After 15 days, I knew my trip to Sicily would soon be ending. On the final evening, our OAT group gathered for a bittersweet farewell dinner in a Catania restaurant. It was a memorable meal – caponata with cod; rigatoni pasta with shrimp and Bronte pistachios; wood-fired salmon with tomatoes and oregano; and the lightest melt-in-your-mouth tiramisu for dessert.
Luckily, I had arranged to stay an extra day in Catania after the tour officially ended so the following morning, while others were zooming off to the airport, I was having a leisurely breakfast at the hotel and planning my adventures for the day. As much as I had enjoyed our guided sightseeing, I was looking forward to exploring on my own. Today would be all mine. I could spend hours and hours walking around Catania, I could sit at an outdoor café when the mood struck, I could even imagine that I wasn’t actually a tourist, but one of the people rushing off to work or school this morning.
Walking briskly out of the hotel, I noted with satisfaction that the sun was already shining brightly and the sky was a flawless expanse of blue. At the nearby Piazza Trento, I paused to observe the small group gathered at the kiosk for their morning espresso. What would it be like to live here in Catania, I wondered.
I would shop in one of the open-air markets, of course, which is where I was headed later. But first, I made my way back to the Piazza del Duomo to take some photos of the elephant and the obelisk.
And with no schedule to follow, I decided take a look at the interior of the cathedral.
Afterwards, I set out for less familiar territory and soon was walking along streets with few, if any, tourists. In the area between via Vittorio Emanuele II and via Garibaldi, a canopy of brightly colored umbrellas caught my attention. Entranced by the display, I stopped and observed local residents doing their grocery shopping at this open-air market.
Eventually I navigated my way south to the Castello Ursino, in the middle of a quiet piazza. At the time this fortress was built in the 13th century, it was located on top of a cliff facing the sea. When lava from the 1669 eruption of Mount Etna surrounded the castle and altered the landscape of the city, the castle was no longer on the seafront. It now houses a civic museum, which I didn’t visit. However, I spent several minutes walking around the outside of the castle to study the decorative carvings on its many towers, searching for the astronomical and religious symbols I’d read about. Unfortunately, I wasn’t able to identify the menorah and the five-pointed star of Solomon.
Ignoring my rapidly growing hunger pangs, I continued wandering through the tangle of residential streets, looking for the former Benedictine Monastery, Monastero dei Benedettini, which is now used by Catania’s university. I had been told that it offered an excellent view of the city.

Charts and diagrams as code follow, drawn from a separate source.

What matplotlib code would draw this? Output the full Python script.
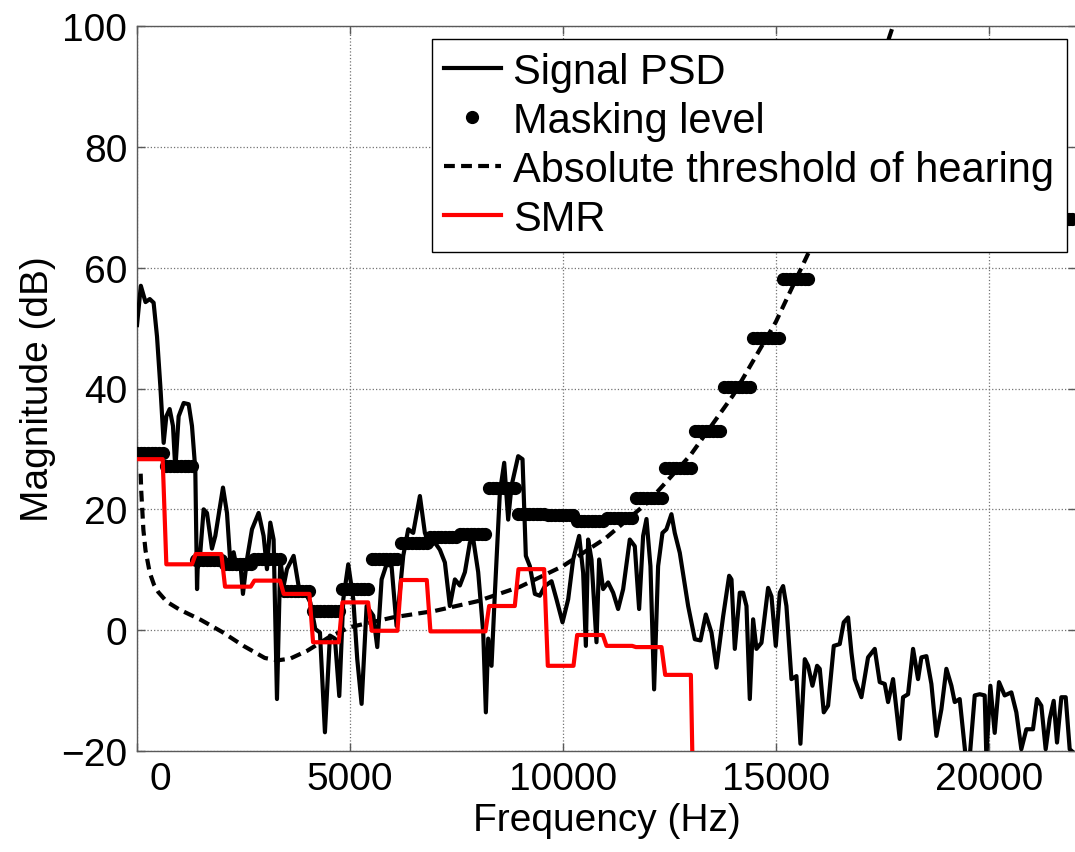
import matplotlib
matplotlib.use("Agg")
from matplotlib import pyplot as plt
from matplotlib.transforms import ScaledTranslation
import numpy as np

plt.rcParams['font.family'] = ['Liberation Sans', 'DejaVu Sans']

# signal PSD (Hz, dB)
sig_freq = [0, 90, 200, 300, 390, 470, 548, 626, 689, 767, 845, 900, 978, 1096, 1213,
            1291, 1369, 1410, 1424, 1487, 1565, 1643, 1760, 1839, 2019, 2113, 2191, 2269,
            2348, 2426, 2488, 2582, 2700, 2856, 2973, 3052, 3130, 3208, 3287, 3365, 3443,
            3521, 3678, 3795, 3913, 4069, 4186, 4296, 4413, 4531, 4648, 4750, 4844, 4961,
            5079, 5172, 5274, 5392, 5548, 5642, 5744, 5861, 5978, 6095, 6252, 6369, 6486,
            6643, 6760, 6878, 6995, 7113, 7230, 7347, 7465, 7582, 7700, 7817, 7895, 8012,
            8130, 8192, 8247, 8325, 8403, 8521, 8623, 8716, 8795, 8951, 9053, 9131, 9225,
            9343, 9460, 9577, 9734, 9851, 9992, 10125, 10242, 10383, 10477, 10540, 10594,
            10672, 10790, 10852, 10946, 11063, 11181, 11298, 11416, 11572, 11689, 11791,
            11885, 11964, 12057, 12143, 12237, 12339, 12432, 12550, 12628, 12746, 12942,
            13099, 13232, 13357, 13490, 13607, 13764, 13905, 13960, 14038, 14155, 14233,
            14312, 14390, 14468, 14546, 14664, 14820, 14899, 15000, 15094, 15172, 15250,
            15368, 15485, 15579, 15681, 15759, 15861, 15970, 16033, 16127, 16228, 16362,
            16502, 16596, 16698, 16776, 16854, 17011, 17167, 17324, 17441, 17559, 17637,
            17754, 17911, 17989, 18106, 18224, 18341, 18420, 18537, 18654, 18772, 18889,
            19006, 19124, 19202, 19319, 19460, 19554, 19672, 19789, 19906, 19945, 20039,
            20141, 20242, 20375, 20532, 20649, 20766, 20884, 21040, 21134, 21236, 21338,
            21432, 21526, 21604, 21706, 21808, 21902, 21980]
sig_db = [50.5, 57.0, 54.3, 54.8, 54.2, 48.6, 40.4, 31.0, 35.4, 36.6, 33.8, 26.6, 35.4, 37.6,
          37.4, 33.8, 26.6, 6.8, 10.1, 12.9, 20.0, 19.4, 13.5, 15.6, 23.6, 19.4, 11.2, 12.9,
          10.1, 11.2, 6.0, 11.7, 16.7, 19.4, 15.6, 10.1, 17.8, 15.0, -11.4, 11.7, 7.3,
          10.1, 12.3, 7.3, 6.8, 4.6, 0.2, -0.4, -16.9, -0.9, -1.4, -10.9, 5.1, 10.9,
          5.1, -4.8, -12.2, 4.0, 2.4, -2.8, 8.4, 10.9, 10.6, 0.7, 12.3, 16.7, 16.1,
          22.2, 16.1, 13.9, 14.5, 13.3, 11.2, 4.0, 8.4, 7.4, 9.6, 14.5, 15.1, 9.6,
          -0.4, -13.6, -1.4, -5.9, 6.0, 22.8, 27.7, 18.3, 23.9, 28.8, 28.3, 12.3, 10.6,
          6.0, 5.7, 7.3, 8.1, 5.1, 1.3, 5.1, 11.7, 15.6, 9.5, -2.6, 15.0,
          11.7, -2.0, 11.7, 6.8, 7.9, 6.2, 3.5, 6.8, 15.0, 13.9, 3.5,
          15.6, 18.4, 10.6, -9.8, 10.6, 16.1, 16.7, 19.2, 16.1, 12.8, 4.0,
          -1.5, -1.7, 2.6, -0.4, -6.2, 2.3, 9.0, 8.4, -3.1, 6.2, 6.2,
          4.0, -11.4, 1.8, -3.1, -2.1, 7.0, 5.6, -2.6, 6.2, 7.3, 4.0,
          -8.1, -7.6, -18.8, -4.8, -5.9, -9.2, -5.9, -6.4, -13.6, -12.5, -2.6,
          -2.3, 1.3, 2.1, -3.7, -8.1, -11.1, -4.5, -3.1, -8.6, -8.9, -11.9,
          -8.1, -18.0, -11.1, -10.6, -3.1, -8.1, -4.5, -4.3, -8.9, -17.5, -13.1,
          -6.4, -9.2, -11.9, -11.4, -21.0, -21.0, -10.8, -10.6, -10.8, -21.0, -9.2,
          -17.0, -8.6, -10.8, -10.3, -13.6, -19.7, -16.4, -16.4, -11.4, -12.5, -19.7,
          -14.7, -11.7, -18.6, -11.1, -11.1, -19.7, -20.2]

# masking level and SMR, one value per subband (32 subbands)
mask_sb = [29.4, 27.2, 11.6, 11.0, 11.7, 6.5, 3.2, 6.8, 11.8, 14.4, 15.5, 16.0, 23.6,
           19.3, 19.1, 18.1, 18.6, 21.9, 26.9, 32.9, 40.2, 48.4, 58.2, 68, 68, 68, 68,
           68, 68, 68, 68, 68]
smr_sb = [28.3, 10.9, 12.6, 7.2, 8.2, 6.0, -2.0, 4.6, -0.1, 8.3, -0.2, -0.2, 4.0, 10.1,
          -5.9, -0.8, -2.6, -2.8, -7.4, -40, -40, -40, -40, -40, -40, -40, -40, -40,
          -40, -40, -40, -40]

# absolute threshold of hearing
ath_freq = [86, 100, 150, 200, 300, 400, 500, 700, 1000, 1500, 2000, 2500, 3000, 3300,
            3600, 4000, 4500, 5000, 6000, 7000, 8000, 9000, 10000, 11000, 12000, 13000,
            14000, 15000, 16000, 17000, 18000]
ath_db = [25.9, 23.0, 16.6, 13.2, 9.5, 7.5, 6.3, 4.7, 3.4, 1.7, -0.3, -2.6, -4.6, -5.0,
          -4.7, -3.4, -1.2, 0.5, 2.1, 3.2, 4.8, 7.2, 10.6, 15.2, 21.2, 29.0,
          38.9, 51.0, 65.9, 83.9, 105.3]

bins = np.arange(256) * 44100 / 512
mask = np.repeat(mask_sb, 8)
smr = np.repeat(smr_sb, 8)

fig = plt.figure(figsize=(10.75, 8.53), dpi=100)
ax = fig.add_axes([137 / 1075, 101 / 853, 939 / 1075, 725 / 853])

ax.plot(sig_freq, sig_db, color='black', lw=3, label='Signal PSD', zorder=3)
ax.plot(bins, mask, linestyle='none', marker='o', ms=8.5, color='black',
        label='Masking level', zorder=4)
ax.plot(ath_freq, ath_db, color='black', lw=3, dashes=(2.6, 1.5),
        label='Absolute threshold of hearing', zorder=3)
ax.plot(bins, smr, color='red', lw=3, label='SMR', zorder=5)

ax.set_xlim(0, 22050)
ax.set_ylim(-20, 100)
ax.set_xticks([0, 5000, 10000, 15000, 20000])
ax.set_yticks([-20, 0, 20, 40, 60, 80, 100])
ax.grid(True, color='0.45', linestyle=':', linewidth=0.9)
ax.tick_params(direction='in', length=6, width=1, color='0.35', labelsize=28,
               top=True, right=True, pad=7)
for s in ax.spines.values():
    s.set_color('0.35')
    s.set_linewidth(1)

ax.set_xlabel('Frequency (Hz)', fontsize=28, labelpad=4)
ax.set_ylabel('Magnitude (dB)', fontsize=28, labelpad=4)

leg = ax.legend(loc='upper right', bbox_to_anchor=(0.990, 0.982), borderaxespad=0,
                fontsize=30, fancybox=False, framealpha=1, edgecolor='black',
                labelspacing=0.22, handlelength=1.35, handletextpad=0.3, borderpad=0.3,
                numpoints=1)
leg.get_frame().set_linewidth(1)
leg.set_zorder(10)

# the zero label sits a little to the right in the original
fig.canvas.draw()
t0 = ax.xaxis.get_major_ticks()[0]
t0.label1.set_transform(t0.label1.get_transform() +
                        ScaledTranslation(0.23, 0, fig.dpi_scale_trans))

fig.savefig('out.png', dpi=100)
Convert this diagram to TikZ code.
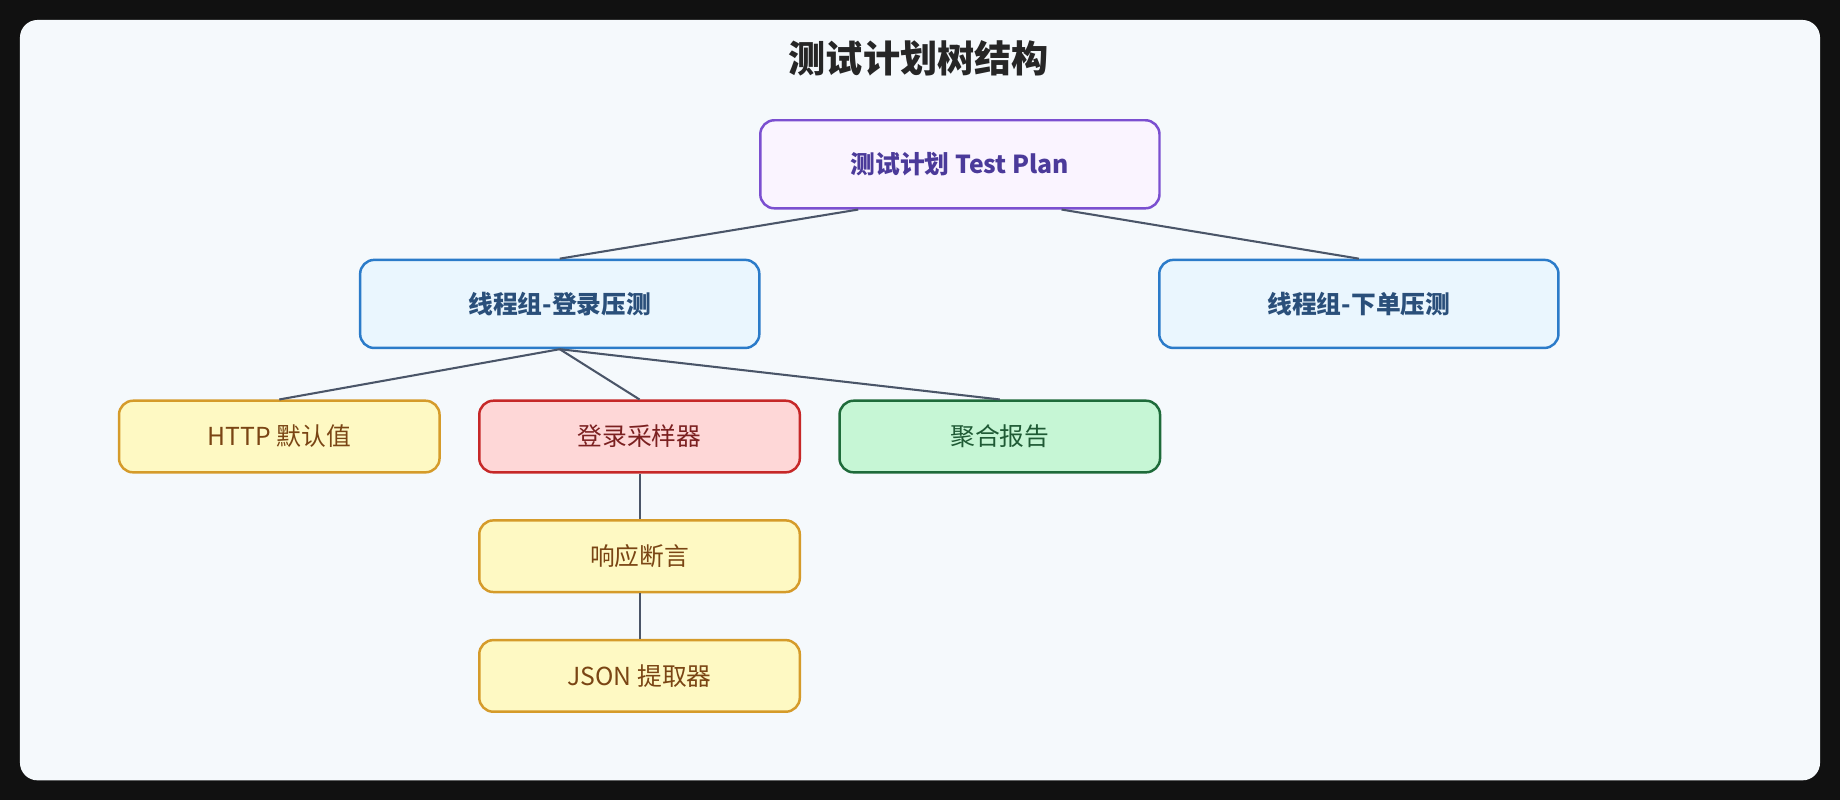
\documentclass[tikz,border=0pt]{standalone}
\usepackage{fontspec}
\setmainfont{Noto Sans CJK SC}
\usetikzlibrary{positioning}
\definecolor{pagebg}{HTML}{111111}
\definecolor{panelbg}{HTML}{F5F9FC}
\definecolor{edgegray}{HTML}{4A5568}
\definecolor{planfill}{HTML}{FAF4FF}
\definecolor{plandraw}{HTML}{7B4FD0}
\definecolor{plantext}{HTML}{4B3A9A}
\definecolor{groupfill}{HTML}{EAF6FE}
\definecolor{groupdraw}{HTML}{2B7BC9}
\definecolor{grouptext}{HTML}{2A4F7A}
\definecolor{cfgfill}{HTML}{FEF9C3}
\definecolor{cfgdraw}{HTML}{D59B2A}
\definecolor{cfgtext}{HTML}{7A4514}
\definecolor{smpfill}{HTML}{FED7D7}
\definecolor{smpdraw}{HTML}{C62828}
\definecolor{smptext}{HTML}{7B2020}
\definecolor{repfill}{HTML}{C6F6D5}
\definecolor{repdraw}{HTML}{1E6B3A}
\definecolor{reptext}{HTML}{1F5A35}
\tikzset{
  box/.style={draw, rounded corners=0.12cm, line width=0.6pt, inner sep=0pt, font=\fontsize{6}{7}\selectfont},
  plan/.style={box, minimum width=3.4cm, minimum height=0.75cm, fill=planfill, draw=plandraw, text=plantext, font=\fontsize{6}{7}\selectfont\bfseries},
  group/.style={box, minimum width=3.4cm, minimum height=0.75cm, fill=groupfill, draw=groupdraw, text=grouptext, font=\fontsize{6}{7}\selectfont\bfseries},
  leaf/.style={box, minimum width=2.73cm, minimum height=0.61cm},
  cfg/.style={leaf, fill=cfgfill, draw=cfgdraw, text=cfgtext},
  smp/.style={leaf, fill=smpfill, draw=smpdraw, text=smptext},
  rep/.style={leaf, fill=repfill, draw=repdraw, text=reptext},
  link/.style={draw=edgegray, line width=0.5pt}
}
\begin{document}
\begin{tikzpicture}[x=0.01cm, y=-0.01cm]
\fill[pagebg] (0,0) rectangle (1568,682);
\fill[panelbg] [rounded corners=0.15cm] (17,17) rectangle (1551,665);
\node[font=\fontsize{9}{10}\selectfont\bfseries, text=black!85] (title) at (783,50) {测试计划树结构};

% tree
\node[plan] (plan) at (818,140) {测试计划 Test Plan};
\node[group] (login group) at (477,259) {线程组-登录压测};
\node[group] (order group) at (1158,259) {线程组-下单压测};
\node[cfg] (http) at (238,372) {HTTP 默认值};
\node[smp] (sampler) at (545,372) {登录采样器};
\node[rep] (report) at (852,372) {聚合报告};
\node[cfg] (assert) at (545,474) {响应断言};
\node[cfg] (json) at (545,576) {JSON 提取器};

\draw[link] (plan.204) -- (login group.north);
\draw[link] (plan.336) -- (order group.north);
\draw[link] (login group.south) -- (http.north);
\draw[link] (login group.south) -- (sampler.north);
\draw[link] (login group.south) -- (report.north);
\draw[link] (sampler) -- (assert);
\draw[link] (assert) -- (json);
\end{tikzpicture}
\end{document}
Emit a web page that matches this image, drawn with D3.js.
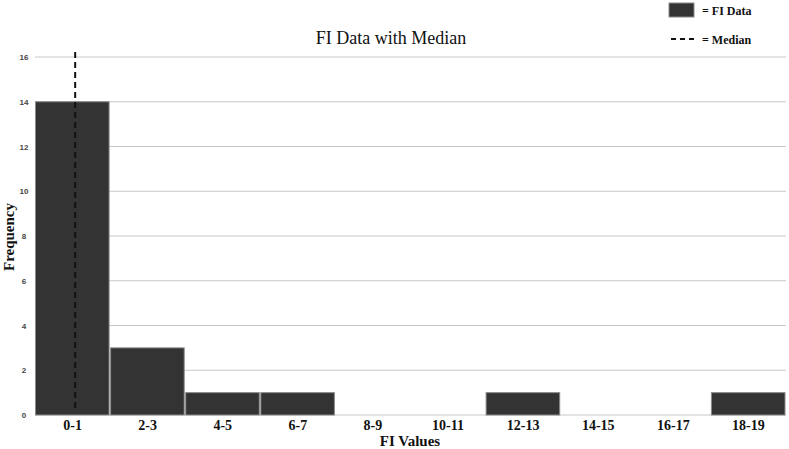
<!DOCTYPE html>
<html>
<head>
<meta charset="utf-8">
<script src="https://cdn.jsdelivr.net/npm/d3@7"></script>
<style>
  body { margin: 0; background: #fff; }
  .serif { font-family: "Liberation Serif", "Times New Roman", serif; }
</style>
</head>
<body>
<div id="chart"></div>
<script>
var svgWidth = 789;
var svgHeight = 449;

var margin = { top: 57, right: 3, bottom: 34, left: 35 };
var width = svgWidth - margin.left - margin.right;
var height = svgHeight - margin.top - margin.bottom;

// data
var bins = ["0-1", "2-3", "4-5", "6-7", "8-9", "10-11", "12-13", "14-15", "16-17", "18-19"];
var counts = [14, 3, 1, 1, 0, 0, 1, 0, 0, 1];
var yTicks = [0, 2, 4, 6, 8, 10, 12, 14, 16];
var median = [1.07];

var svg = d3.select("#chart").append("svg")
  .attr("width", svgWidth)
  .attr("height", svgHeight);

var chartGroup = svg.append("g")
  .attr("transform", `translate(${margin.left}, ${margin.top})`);

var xBand = d3.scaleBand().domain(bins).range([0, width]);
// value scale under the bins (each bin covers 2 units)
var xValue = d3.scaleLinear().domain([0, bins.length * 2]).range([0, width]);
var yScale = d3.scaleLinear().domain([0, 16]).range([height, 0]);

// gridlines
chartGroup.append("g")
  .selectAll("line")
  .data(yTicks)
  .enter()
  .append("line")
  .attr("x1", 0)
  .attr("x2", width)
  .attr("y1", d => yScale(d))
  .attr("y2", d => yScale(d))
  .attr("stroke", "#c8c8c8")
  .attr("stroke-width", 1);

// y axis labels
var leftAxis = d3.axisLeft(yScale).tickValues(yTicks).tickSize(0).tickPadding(9);
var yAxis = chartGroup.append("g").call(leftAxis);
yAxis.select(".domain").remove();
yAxis.selectAll("text")
  .attr("font-family", "Liberation Sans, Arial, sans-serif")
  .attr("font-size", "8px")
  .attr("font-weight", "bold")
  .attr("fill", "#444")
  .attr("text-anchor", "middle")
  .attr("dx", "-2");

// bars
chartGroup.selectAll("rect.bar")
  .data(counts)
  .enter()
  .append("rect")
  .attr("class", "bar")
  .attr("x", (d, i) => xBand(bins[i]) + 0.5)
  .attr("width", xBand.bandwidth() - 1.5)
  .attr("y", d => yScale(d))
  .attr("height", d => height - yScale(d))
  .attr("fill", d => d > 0 ? "#333333" : "none")
  .attr("stroke", d => d > 0 ? "#8a8a8a" : "none")
  .attr("stroke-width", 1);

// x axis labels
var bottomAxis = d3.axisBottom(xBand).tickSize(0).tickPadding(5);
var xAxis = chartGroup.append("g")
  .attr("transform", `translate(0, ${height})`)
  .call(bottomAxis);
xAxis.select(".domain").remove();
xAxis.selectAll("text")
  .attr("class", "serif")
  .style("font-size", "14px")
  .attr("font-weight", "bold")
  .attr("fill", "#111");

// median line
chartGroup.selectAll("line.median")
  .data(median)
  .enter()
  .append("line")
  .attr("class", "median")
  .attr("x1", d => xValue(d))
  .attr("x2", d => xValue(d))
  .attr("y1", -5)
  .attr("y2", height - 4)
  .attr("stroke", "#111")
  .attr("stroke-width", 2)
  .attr("stroke-dasharray", "6,4");

// title
svg.append("text")
  .attr("class", "serif")
  .attr("x", 391)
  .attr("y", 44)
  .attr("text-anchor", "middle")
  .attr("font-size", "18px")
  .attr("fill", "#111")
  .text("FI Data with Median");

// axis titles
svg.append("text")
  .attr("class", "serif")
  .attr("x", 410)
  .attr("y", 446)
  .attr("text-anchor", "middle")
  .attr("font-size", "15px")
  .attr("font-weight", "bold")
  .attr("fill", "#111")
  .text("FI Values");

svg.append("text")
  .attr("class", "serif")
  .attr("transform", "translate(14, 237) rotate(-90)")
  .attr("text-anchor", "middle")
  .attr("font-size", "15px")
  .attr("font-weight", "bold")
  .attr("fill", "#111")
  .text("Frequency");

// legend
var legend = svg.append("g");
legend.append("rect")
  .attr("x", 669)
  .attr("y", 3)
  .attr("width", 25)
  .attr("height", 14)
  .attr("fill", "#333333")
  .attr("stroke", "#8a8a8a");
legend.append("text")
  .attr("class", "serif")
  .attr("x", 702)
  .attr("y", 15)
  .attr("font-size", "12px")
  .attr("font-weight", "bold")
  .attr("fill", "#111")
  .text("= FI Data");
legend.append("line")
  .attr("x1", 671)
  .attr("x2", 695)
  .attr("y1", 39)
  .attr("y2", 39)
  .attr("stroke", "#111")
  .attr("stroke-width", 2)
  .attr("stroke-dasharray", "5,4");
legend.append("text")
  .attr("class", "serif")
  .attr("x", 702)
  .attr("y", 44)
  .attr("font-size", "12px")
  .attr("font-weight", "bold")
  .attr("fill", "#111")
  .text("= Median");
</script>
</body>
</html>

On my way back to the Piazza del Duomo, I came across the Odeon, a partially excavated 2nd century CE theater, which held 1500 spectators.
Another new discovery lay just a few streets beyond the Odeon. The Baroque era Via dei Crociferi led into the Piazza dei San Francesco d’Assisi. The small but charming piazza was surrounded by ornate churches and palazzos from the 18th and 19th centuries.
And much to my surprise, I was just a few blocks west of the Piazza del Duomo. I soon was trudging back up Via Etnea, stopping to take photos of the Piazza Universita in the sunshine.
The noon bells were ringing when I approached Collegiata Basilica. I had just enough time to rush inside and snap a quick photo of the fercolo, the silver carriage used to carry a statue of St. Agatha in the annual procession honoring the saint.
Continuing on my way, I was pleased to get a decent photo of the Bellini monument in the Piazza Stesicoro.
By this point, I’d been walking for nearly four straight hours and I had worked up quite an appetite. Since I had done some strategic planning for my walk, I wasn’t far from Café Spinella, right on Via Etnea. I sat myself down at an outdoor table and ordered some classic Sicilian street food: a spinach arancini (the size of a softball on steroids, with a crunchy deep-fried exterior and a creamy mixture of rice, cheese, ham and spinach inside) and schiaciatta a la Norma (with a filling of eggplant, tomato, basil and cheese oozing out of the dough).
I briefly considered gelato, but I was too stuffed. All I could think of was taking a siesta back at the hotel before I faced the unenviable chore of packing.
Darkness had fallen when I walked to via Filomena one last time in search of a light dinner.
When I woke up the next morning, I wasn’t ready to leave yet. The sky was blue once again. The sun was shining. I lingered over my cappuccino and mini-cannoli, knowing that in a few short hours, I would be on my way to the airport for my flight home. There was time, however, for a quick walk around the neighborhood.
And then it was time to say Arrivederci, Sicilia. Mi manchi gia.(Goodbye, Sicily. I miss you already.)